Почти одновременно с итальянскими картинами у нас показали первые французские комедии — «Фан-фан-Тюльпан» и «Жюльету», и сразу же прекрасный иол распался на два лагеря: почитательниц Жерара Филиппа и Жана Маре. Точно так же, я тогда еще училась в школе, все девочки делились на любительниц Кадочникова и Дружникова. Две моих приятельницы, познакомившись на первом курсе с молодыми людьми, на которых сначала поглядывали снизу вверх, пришли в полное замешательство, когда те предложили им заполнить шуточную анкету, не зная, как ответить на вопрос: «Кого вы предпочитаете, — Дружникова или Кадочникова?» — так, чтобы не показаться недостаточно интеллигентными.
Позднее такое же разделение слабого пола произошло при одновременном появлении Баталова и Смоктуновского.
Из театров первой ласточкой из-за железного занавеса явилась «Комеди Франсез», с Мольером и корнелевским «Сидом». Изысканность костюмов и декораций, знаменитая и специфическая манера декламации, особенно в «Сиде», приводили в восторг. Но по-настоящему игрой и постановкой поразил и всем запомнился бруковский «Гамлет» с Полом Скофилдом и, пожалуй, еще больше неподражаемый Гамлет — Редгрейв в классической трактовке шекспировского театра. Когда же появился наш кино-Гамлет, которого взахлеб обсуждали все и которого не спасли ни текст Пастернака, ни музыка Шостаковича, ни в общем-то неплохая игра Смоктуновского («Он, конечно, Гамлет, но не принц». — сказала про него мама, повидавшая многих Гамлетов, начиная с М.Чехова) — это не шло ни в какое сравнение с английскими. И как прикажете понимать: Гамлет, по пьесе Шекспира? Вариации режиссера на тему Гамлета? Лоренс Оливье, тоже делала кино-Генрихов, но не по пьесам Шекспира, а Шекспира. А уж когда в 64-м Питер Брук привез «Короля Лира» снова со Скофилдом и изумительной Корделией, память об этой неслыханной, ни с чем не сравнимой театральной постановке осталась на всю жизнь, я думаю, не у меня одной.

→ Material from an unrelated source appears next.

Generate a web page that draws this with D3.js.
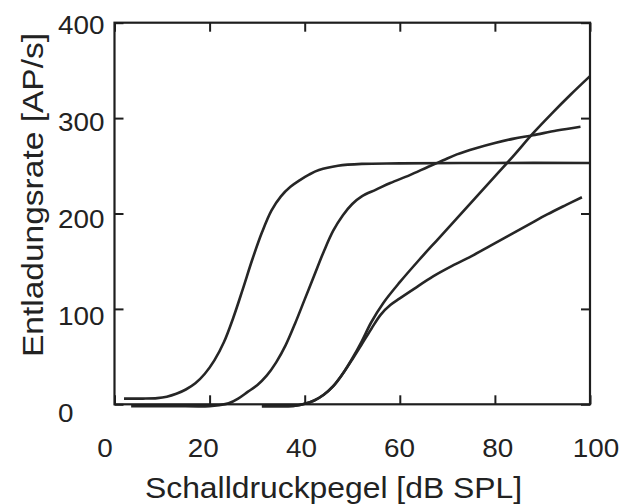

«Комеди Франсез» воспринималась восторженно именно потому, что была первой, хотя труппа «Вьё Коломбье», приехавшая позднее с «Жаворонком» Ануя и незабываемой Флон в роли Жанны Д'Арк, была намного интереснее и значительнее. Удивительно: билеты на нее продавались совершенно свободно, а на спектакли «Комеди Франсез», по уже упомянутой причине, попасть было практически невозможно.
На «Гамлета» я простояла в очереди целый день, забегая, как все, погреться в ближайшие подъезды. Одна известная переводчица, увидев свою коллегу, радостно воскликнула: «Здесь стоят лучшие люди!». Я была рядом, поэтому слышала. Фраза показалась мне не слишком удачной, особенно в устах человека этой профессии. Программки для спектакля снабдили фотографиями актеров и пояснительными текстами, а в конце поместили статью знатока английской литературы: «Трагедия одинокого борца», — прекрасная трактовка пьесы и героя.